Data segment:
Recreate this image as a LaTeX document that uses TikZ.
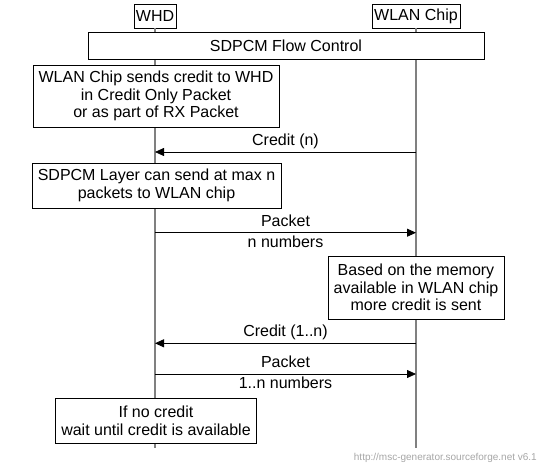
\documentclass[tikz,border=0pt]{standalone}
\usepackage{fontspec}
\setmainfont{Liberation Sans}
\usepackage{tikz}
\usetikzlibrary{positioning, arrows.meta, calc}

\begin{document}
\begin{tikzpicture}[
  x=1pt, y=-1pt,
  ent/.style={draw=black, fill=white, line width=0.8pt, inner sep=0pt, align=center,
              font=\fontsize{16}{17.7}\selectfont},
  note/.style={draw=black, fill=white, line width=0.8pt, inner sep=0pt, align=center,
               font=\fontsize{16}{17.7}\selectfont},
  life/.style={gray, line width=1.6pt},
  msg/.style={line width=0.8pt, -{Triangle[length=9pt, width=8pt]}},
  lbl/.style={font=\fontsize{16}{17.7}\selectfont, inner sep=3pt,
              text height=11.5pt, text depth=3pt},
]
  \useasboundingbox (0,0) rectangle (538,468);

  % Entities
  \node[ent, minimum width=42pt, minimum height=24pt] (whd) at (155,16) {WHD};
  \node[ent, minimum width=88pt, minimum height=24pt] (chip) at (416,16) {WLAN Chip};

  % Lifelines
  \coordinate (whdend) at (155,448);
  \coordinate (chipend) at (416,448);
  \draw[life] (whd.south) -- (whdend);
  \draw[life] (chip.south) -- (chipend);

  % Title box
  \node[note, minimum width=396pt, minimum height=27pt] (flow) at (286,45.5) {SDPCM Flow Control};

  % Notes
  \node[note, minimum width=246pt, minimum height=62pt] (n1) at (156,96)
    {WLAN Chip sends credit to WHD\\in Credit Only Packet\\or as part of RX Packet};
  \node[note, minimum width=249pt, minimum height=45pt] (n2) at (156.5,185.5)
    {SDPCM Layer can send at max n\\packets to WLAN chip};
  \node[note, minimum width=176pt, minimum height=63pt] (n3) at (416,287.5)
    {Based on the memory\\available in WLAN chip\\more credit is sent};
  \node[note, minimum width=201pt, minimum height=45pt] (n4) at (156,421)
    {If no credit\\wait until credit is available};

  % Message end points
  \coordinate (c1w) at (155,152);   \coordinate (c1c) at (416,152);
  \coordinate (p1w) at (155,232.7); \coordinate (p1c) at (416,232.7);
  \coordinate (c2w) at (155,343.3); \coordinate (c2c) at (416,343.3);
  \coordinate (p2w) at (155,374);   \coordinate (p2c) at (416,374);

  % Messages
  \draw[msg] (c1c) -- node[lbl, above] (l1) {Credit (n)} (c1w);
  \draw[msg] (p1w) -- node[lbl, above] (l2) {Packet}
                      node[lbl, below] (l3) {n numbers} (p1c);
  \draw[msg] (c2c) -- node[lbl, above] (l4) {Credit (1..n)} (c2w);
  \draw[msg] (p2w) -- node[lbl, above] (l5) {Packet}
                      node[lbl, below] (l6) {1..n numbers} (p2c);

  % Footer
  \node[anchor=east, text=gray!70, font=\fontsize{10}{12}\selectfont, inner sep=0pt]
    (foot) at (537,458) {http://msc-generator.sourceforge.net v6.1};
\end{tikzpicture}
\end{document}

Work to do:
Write out again, exactly, the lines from the start of the listing up to the line containing "minimum width=396pt, minimum", with both ends and without pictures.

Task answer:
Recreate this image as a LaTeX document that uses TikZ.
\documentclass[tikz,border=0pt]{standalone}
\usepackage{fontspec}
\setmainfont{Liberation Sans}
\usepackage{tikz}
\usetikzlibrary{positioning, arrows.meta, calc}

\begin{document}
\begin{tikzpicture}[
  x=1pt, y=-1pt,
  ent/.style={draw=black, fill=white, line width=0.8pt, inner sep=0pt, align=center,
              font=\fontsize{16}{17.7}\selectfont},
  note/.style={draw=black, fill=white, line width=0.8pt, inner sep=0pt, align=center,
               font=\fontsize{16}{17.7}\selectfont},
  life/.style={gray, line width=1.6pt},
  msg/.style={line width=0.8pt, -{Triangle[length=9pt, width=8pt]}},
  lbl/.style={font=\fontsize{16}{17.7}\selectfont, inner sep=3pt,
              text height=11.5pt, text depth=3pt},
]
  \useasboundingbox (0,0) rectangle (538,468);

  % Entities
  \node[ent, minimum width=42pt, minimum height=24pt] (whd) at (155,16) {WHD};
  \node[ent, minimum width=88pt, minimum height=24pt] (chip) at (416,16) {WLAN Chip};

  % Lifelines
  \coordinate (whdend) at (155,448);
  \coordinate (chipend) at (416,448);
  \draw[life] (whd.south) -- (whdend);
  \draw[life] (chip.south) -- (chipend);

  % Title box
  \node[note, minimum width=396pt, minimum height=27pt] (flow) at (286,45.5) {SDPCM Flow Control};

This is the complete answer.